What this task involves = Exactly as written, quote every line that follows, skipping the images.
═══
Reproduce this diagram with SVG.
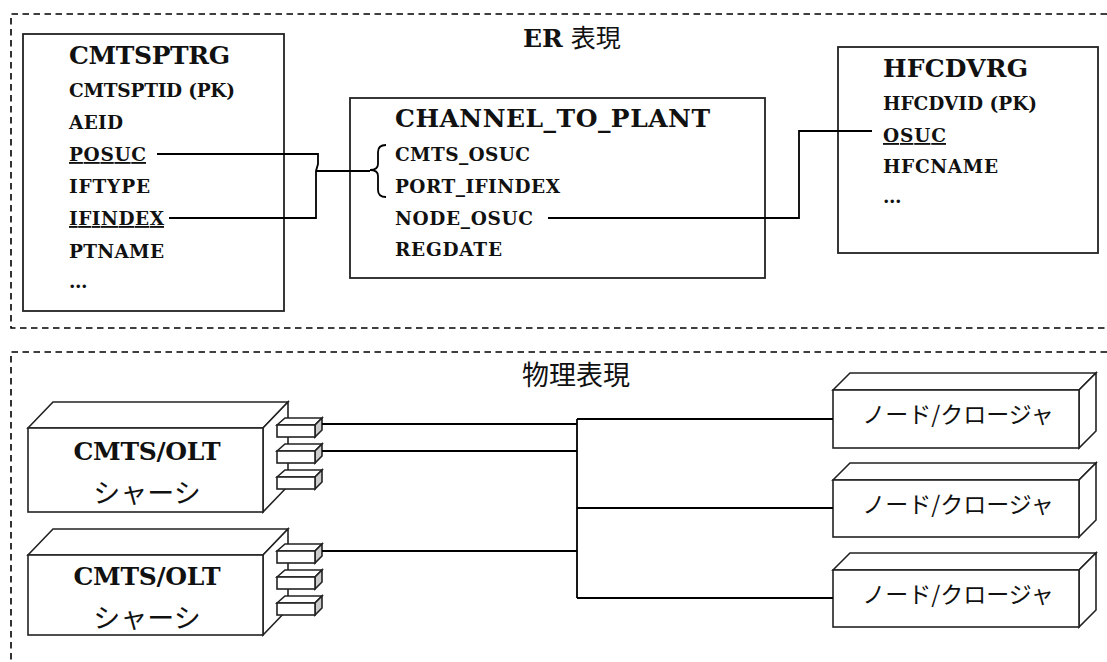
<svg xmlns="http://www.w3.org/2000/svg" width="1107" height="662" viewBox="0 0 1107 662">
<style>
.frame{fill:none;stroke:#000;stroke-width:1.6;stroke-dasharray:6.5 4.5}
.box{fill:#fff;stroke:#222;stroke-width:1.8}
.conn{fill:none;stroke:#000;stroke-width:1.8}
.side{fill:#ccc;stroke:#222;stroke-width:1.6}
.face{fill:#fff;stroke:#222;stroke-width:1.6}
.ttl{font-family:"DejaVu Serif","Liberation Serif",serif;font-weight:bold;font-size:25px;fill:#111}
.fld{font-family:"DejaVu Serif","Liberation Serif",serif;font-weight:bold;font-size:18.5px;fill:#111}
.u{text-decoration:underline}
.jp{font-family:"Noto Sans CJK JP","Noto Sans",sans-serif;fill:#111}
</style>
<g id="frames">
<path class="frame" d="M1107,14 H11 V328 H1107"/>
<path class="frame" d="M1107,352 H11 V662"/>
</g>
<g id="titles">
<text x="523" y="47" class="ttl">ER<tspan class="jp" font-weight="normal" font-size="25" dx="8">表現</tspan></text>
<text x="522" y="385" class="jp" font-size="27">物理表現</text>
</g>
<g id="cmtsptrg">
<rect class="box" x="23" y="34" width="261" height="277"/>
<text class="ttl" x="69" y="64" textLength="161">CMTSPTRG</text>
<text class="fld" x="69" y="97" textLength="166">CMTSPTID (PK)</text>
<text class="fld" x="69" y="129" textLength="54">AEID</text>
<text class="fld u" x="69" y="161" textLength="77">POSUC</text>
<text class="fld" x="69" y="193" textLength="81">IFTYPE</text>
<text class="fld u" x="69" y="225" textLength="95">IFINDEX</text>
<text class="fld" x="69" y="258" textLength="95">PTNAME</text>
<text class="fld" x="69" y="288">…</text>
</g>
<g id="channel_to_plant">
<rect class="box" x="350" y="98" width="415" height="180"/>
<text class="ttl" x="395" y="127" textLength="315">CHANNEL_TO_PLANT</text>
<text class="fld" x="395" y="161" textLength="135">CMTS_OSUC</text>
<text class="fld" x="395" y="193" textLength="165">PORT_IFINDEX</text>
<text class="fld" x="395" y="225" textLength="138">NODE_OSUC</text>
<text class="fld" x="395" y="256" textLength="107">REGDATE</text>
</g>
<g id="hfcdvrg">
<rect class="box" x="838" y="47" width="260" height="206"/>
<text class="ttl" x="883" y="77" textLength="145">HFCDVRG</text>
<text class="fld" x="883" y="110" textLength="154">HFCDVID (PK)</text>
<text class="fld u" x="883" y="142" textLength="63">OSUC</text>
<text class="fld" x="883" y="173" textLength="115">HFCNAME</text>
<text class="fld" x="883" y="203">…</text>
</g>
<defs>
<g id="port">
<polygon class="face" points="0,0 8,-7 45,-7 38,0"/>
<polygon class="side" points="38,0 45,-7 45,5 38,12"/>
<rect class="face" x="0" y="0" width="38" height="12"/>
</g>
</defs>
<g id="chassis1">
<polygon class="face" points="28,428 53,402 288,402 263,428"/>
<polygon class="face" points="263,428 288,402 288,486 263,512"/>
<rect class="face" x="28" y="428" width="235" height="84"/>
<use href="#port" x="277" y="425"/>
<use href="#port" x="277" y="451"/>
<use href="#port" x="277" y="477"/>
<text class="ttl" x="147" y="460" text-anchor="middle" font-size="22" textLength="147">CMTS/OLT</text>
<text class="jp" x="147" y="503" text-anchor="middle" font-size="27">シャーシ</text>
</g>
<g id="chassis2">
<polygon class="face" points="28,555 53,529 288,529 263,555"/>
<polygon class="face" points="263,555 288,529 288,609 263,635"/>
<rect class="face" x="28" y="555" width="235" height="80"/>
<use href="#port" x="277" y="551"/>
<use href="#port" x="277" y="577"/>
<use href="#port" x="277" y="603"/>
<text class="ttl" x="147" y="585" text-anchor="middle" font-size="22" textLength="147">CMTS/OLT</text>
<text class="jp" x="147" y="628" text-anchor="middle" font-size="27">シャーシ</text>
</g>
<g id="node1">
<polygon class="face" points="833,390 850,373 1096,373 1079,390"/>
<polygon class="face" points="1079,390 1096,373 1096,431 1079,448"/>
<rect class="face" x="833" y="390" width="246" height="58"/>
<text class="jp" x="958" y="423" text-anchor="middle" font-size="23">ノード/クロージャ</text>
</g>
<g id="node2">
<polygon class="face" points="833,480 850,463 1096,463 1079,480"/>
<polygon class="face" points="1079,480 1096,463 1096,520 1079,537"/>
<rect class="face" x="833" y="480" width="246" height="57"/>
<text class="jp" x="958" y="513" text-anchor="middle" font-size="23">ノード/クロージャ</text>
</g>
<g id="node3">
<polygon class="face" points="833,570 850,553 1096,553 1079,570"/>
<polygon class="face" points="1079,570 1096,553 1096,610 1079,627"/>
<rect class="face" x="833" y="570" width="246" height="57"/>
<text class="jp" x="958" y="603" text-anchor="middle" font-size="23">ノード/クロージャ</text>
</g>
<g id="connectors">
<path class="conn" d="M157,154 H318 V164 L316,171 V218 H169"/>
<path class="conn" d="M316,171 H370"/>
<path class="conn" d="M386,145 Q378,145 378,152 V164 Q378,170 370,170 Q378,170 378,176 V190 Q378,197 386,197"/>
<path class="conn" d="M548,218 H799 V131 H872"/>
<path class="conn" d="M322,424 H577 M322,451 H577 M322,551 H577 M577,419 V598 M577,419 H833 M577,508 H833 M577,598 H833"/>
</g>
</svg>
═══
Task output =
Reproduce this diagram with SVG.
<svg xmlns="http://www.w3.org/2000/svg" width="1107" height="662" viewBox="0 0 1107 662">
<style>
.frame{fill:none;stroke:#000;stroke-width:1.6;stroke-dasharray:6.5 4.5}
.box{fill:#fff;stroke:#222;stroke-width:1.8}
.conn{fill:none;stroke:#000;stroke-width:1.8}
.side{fill:#ccc;stroke:#222;stroke-width:1.6}
.face{fill:#fff;stroke:#222;stroke-width:1.6}
.ttl{font-family:"DejaVu Serif","Liberation Serif",serif;font-weight:bold;font-size:25px;fill:#111}
.fld{font-family:"DejaVu Serif","Liberation Serif",serif;font-weight:bold;font-size:18.5px;fill:#111}
.u{text-decoration:underline}
.jp{font-family:"Noto Sans CJK JP","Noto Sans",sans-serif;fill:#111}
</style>
<g id="frames">
<path class="frame" d="M1107,14 H11 V328 H1107"/>
<path class="frame" d="M1107,352 H11 V662"/>
</g>
<g id="titles">
<text x="523" y="47" class="ttl">ER<tspan class="jp" font-weight="normal" font-size="25" dx="8">表現</tspan></text>
<text x="522" y="385" class="jp" font-size="27">物理表現</text>
</g>
<g id="cmtsptrg">
<rect class="box" x="23" y="34" width="261" height="277"/>
<text class="ttl" x="69" y="64" textLength="161">CMTSPTRG</text>
<text class="fld" x="69" y="97" textLength="166">CMTSPTID (PK)</text>
<text class="fld" x="69" y="129" textLength="54">AEID</text>
<text class="fld u" x="69" y="161" textLength="77">POSUC</text>
<text class="fld" x="69" y="193" textLength="81">IFTYPE</text>
<text class="fld u" x="69" y="225" textLength="95">IFINDEX</text>
<text class="fld" x="69" y="258" textLength="95">PTNAME</text>
<text class="fld" x="69" y="288">…</text>
</g>
<g id="channel_to_plant">
<rect class="box" x="350" y="98" width="415" height="180"/>
<text class="ttl" x="395" y="127" textLength="315">CHANNEL_TO_PLANT</text>
<text class="fld" x="395" y="161" textLength="135">CMTS_OSUC</text>
<text class="fld" x="395" y="193" textLength="165">PORT_IFINDEX</text>
<text class="fld" x="395" y="225" textLength="138">NODE_OSUC</text>
<text class="fld" x="395" y="256" textLength="107">REGDATE</text>
</g>
<g id="hfcdvrg">
<rect class="box" x="838" y="47" width="260" height="206"/>
<text class="ttl" x="883" y="77" textLength="145">HFCDVRG</text>
<text class="fld" x="883" y="110" textLength="154">HFCDVID (PK)</text>
<text class="fld u" x="883" y="142" textLength="63">OSUC</text>
<text class="fld" x="883" y="173" textLength="115">HFCNAME</text>
<text class="fld" x="883" y="203">…</text>
</g>
<defs>
<g id="port">
<polygon class="face" points="0,0 8,-7 45,-7 38,0"/>
<polygon class="side" points="38,0 45,-7 45,5 38,12"/>
<rect class="face" x="0" y="0" width="38" height="12"/>
</g>
</defs>
<g id="chassis1">
<polygon class="face" points="28,428 53,402 288,402 263,428"/>
<polygon class="face" points="263,428 288,402 288,486 263,512"/>
<rect class="face" x="28" y="428" width="235" height="84"/>
<use href="#port" x="277" y="425"/>
<use href="#port" x="277" y="451"/>
<use href="#port" x="277" y="477"/>
<text class="ttl" x="147" y="460" text-anchor="middle" font-size="22" textLength="147">CMTS/OLT</text>
<text class="jp" x="147" y="503" text-anchor="middle" font-size="27">シャーシ</text>
</g>
<g id="chassis2">
<polygon class="face" points="28,555 53,529 288,529 263,555"/>
<polygon class="face" points="263,555 288,529 288,609 263,635"/>
<rect class="face" x="28" y="555" width="235" height="80"/>
<use href="#port" x="277" y="551"/>
<use href="#port" x="277" y="577"/>
<use href="#port" x="277" y="603"/>
<text class="ttl" x="147" y="585" text-anchor="middle" font-size="22" textLength="147">CMTS/OLT</text>
<text class="jp" x="147" y="628" text-anchor="middle" font-size="27">シャーシ</text>
</g>
<g id="node1">
<polygon class="face" points="833,390 850,373 1096,373 1079,390"/>
<polygon class="face" points="1079,390 1096,373 1096,431 1079,448"/>
<rect class="face" x="833" y="390" width="246" height="58"/>
<text class="jp" x="958" y="423" text-anchor="middle" font-size="23">ノード/クロージャ</text>
</g>
<g id="node2">
<polygon class="face" points="833,480 850,463 1096,463 1079,480"/>
<polygon class="face" points="1079,480 1096,463 1096,520 1079,537"/>
<rect class="face" x="833" y="480" width="246" height="57"/>
<text class="jp" x="958" y="513" text-anchor="middle" font-size="23">ノード/クロージャ</text>
</g>
<g id="node3">
<polygon class="face" points="833,570 850,553 1096,553 1079,570"/>
<polygon class="face" points="1079,570 1096,553 1096,610 1079,627"/>
<rect class="face" x="833" y="570" width="246" height="57"/>
<text class="jp" x="958" y="603" text-anchor="middle" font-size="23">ノード/クロージャ</text>
</g>
<g id="connectors">
<path class="conn" d="M157,154 H318 V164 L316,171 V218 H169"/>
<path class="conn" d="M316,171 H370"/>
<path class="conn" d="M386,145 Q378,145 378,152 V164 Q378,170 370,170 Q378,170 378,176 V190 Q378,197 386,197"/>
<path class="conn" d="M548,218 H799 V131 H872"/>
<path class="conn" d="M322,424 H577 M322,451 H577 M322,551 H577 M577,419 V598 M577,419 H833 M577,508 H833 M577,598 H833"/>
</g>
</svg>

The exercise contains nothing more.